Lasers are still considered by many medical professionals to be one of the hallmarks of modern medicine. They produce very precise and intense pulses of photons and deliver them to a target. On the electromagnetic spectrum wavelengths are measured in nanometers (one billionth of a meter). An individual laser contains photons of only one colour. That means that a laser operates at only a single frequency or wavelength. Below is a diagrammatic representation of the waves of photons emitted by a typical laser. The emission is coherent, which means that all of the waves are in phase with one another. One wave consists of a crest (high point) and a trough (low point). When two crests overlap, they add to form a wave twice the size of the initial waves. When two troughs meet they subtract and form a trough twice as deep as the initial trough. Because of this property (coherence), lasers can emit very strong pulses of light which can carry for a long distance.

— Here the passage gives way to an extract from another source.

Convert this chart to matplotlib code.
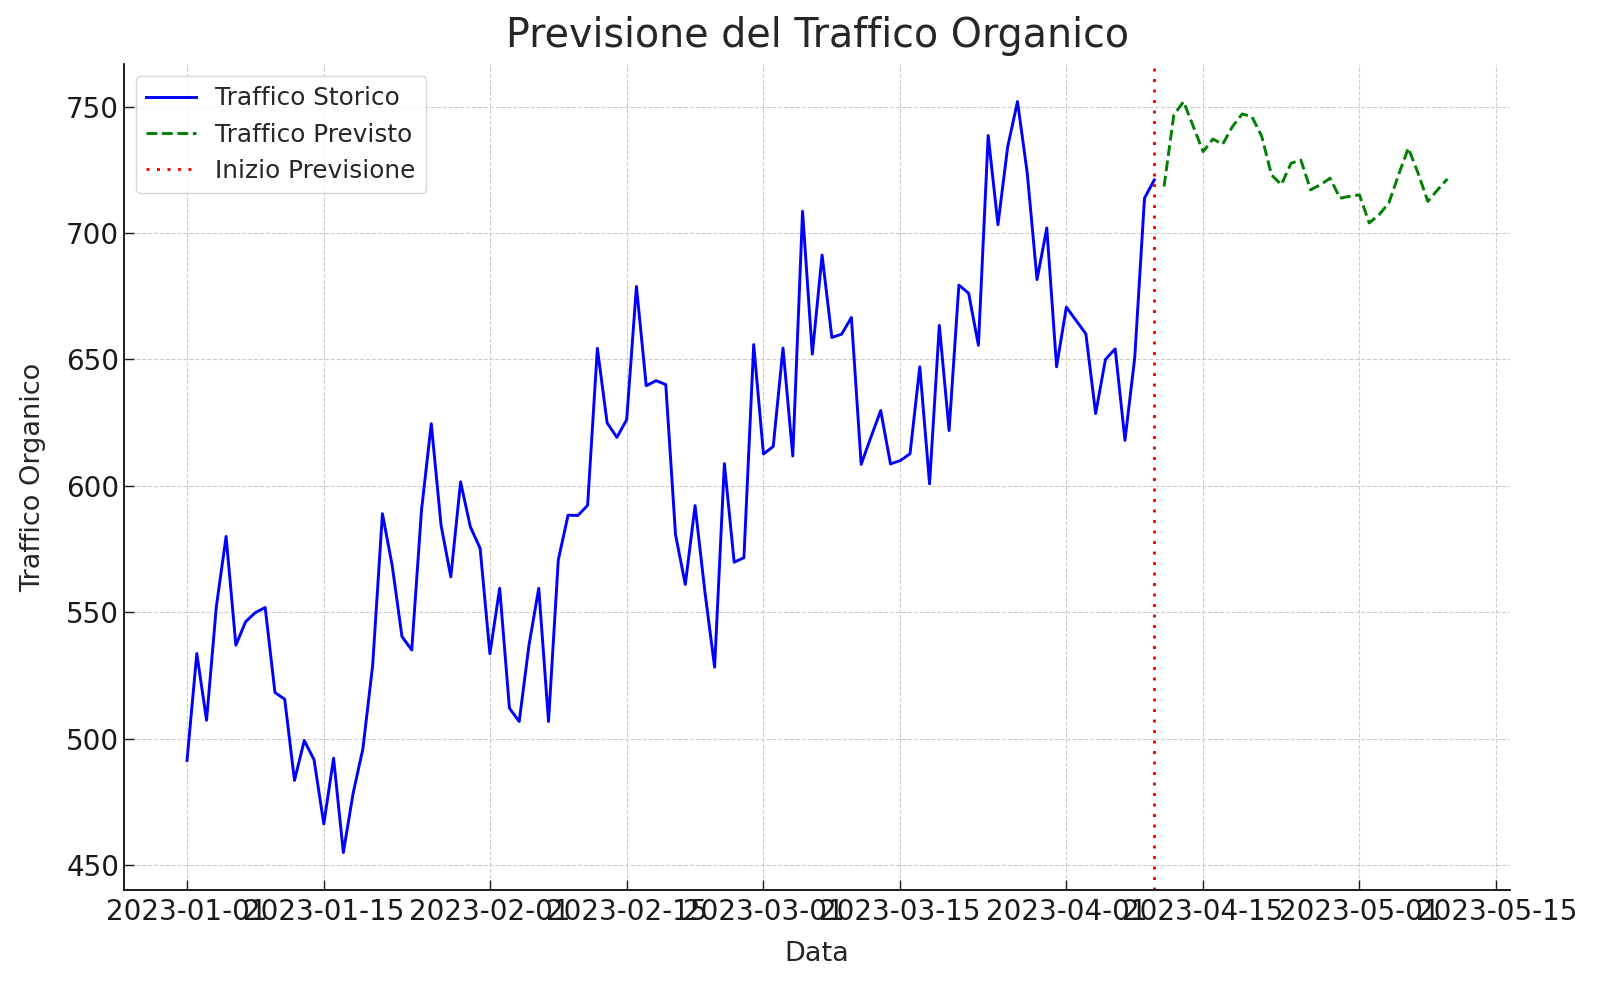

The way in which a laser generates this powerful burst of photons is by exciting a gas or a mixture of gases. When the gas atoms are excited by either a flash of light or by a high voltage their electrons jump and release photons (explained here ). The excitable material (gas in our case) is enclosed in a tube which is capped by two mirrors. One mirror is completely silvered and does not let any light out. The other mirror is only half silvered and allows only photons of a certain wavelength to pass, thereby creating a coherent emission of light. Dependant on which excitable material is used the colour of the laser will change, however a laser is only ever one colour.

The applications of lasers in modern medicine are vast and span from eye surgery such as removing cataracts or lens reshaping across scar and tattoo removal to cosmetic uses such as hair or varicose veins removal. In the first instance of eye surgery the intense heat which a laser produces burns the targeted part of the eye. In the instance of tattoo removal the laser breaks up the dye which makes up the tattoo into smaller pieces which are then in turn collected by our immune systems. In the instance of scar or stretch-mark removal, the laser loosens the tight collagen fibers which make up the scar tissue. Sometimes slight inflammation is also initiated. Together these two effects cause the body to restructure the area where the scar was. This usually results in a diminishing of the amount of scar tissue.

Incoherent Polarized Light:

This is a therapy system which was developed in the 1980's along-side research which was being done for various laser applications in medicine. A Hungarian research team came across the fact that polarising light has biostimulatory effects. This therapy system is explained in detail here. After its discovery a Swiss company, Zepter International, offered to develop a device using this technology, and thus the Bioptron was developed. It has been used widely across Europe in private homes, hospitals and operating theaters for the past 20 years.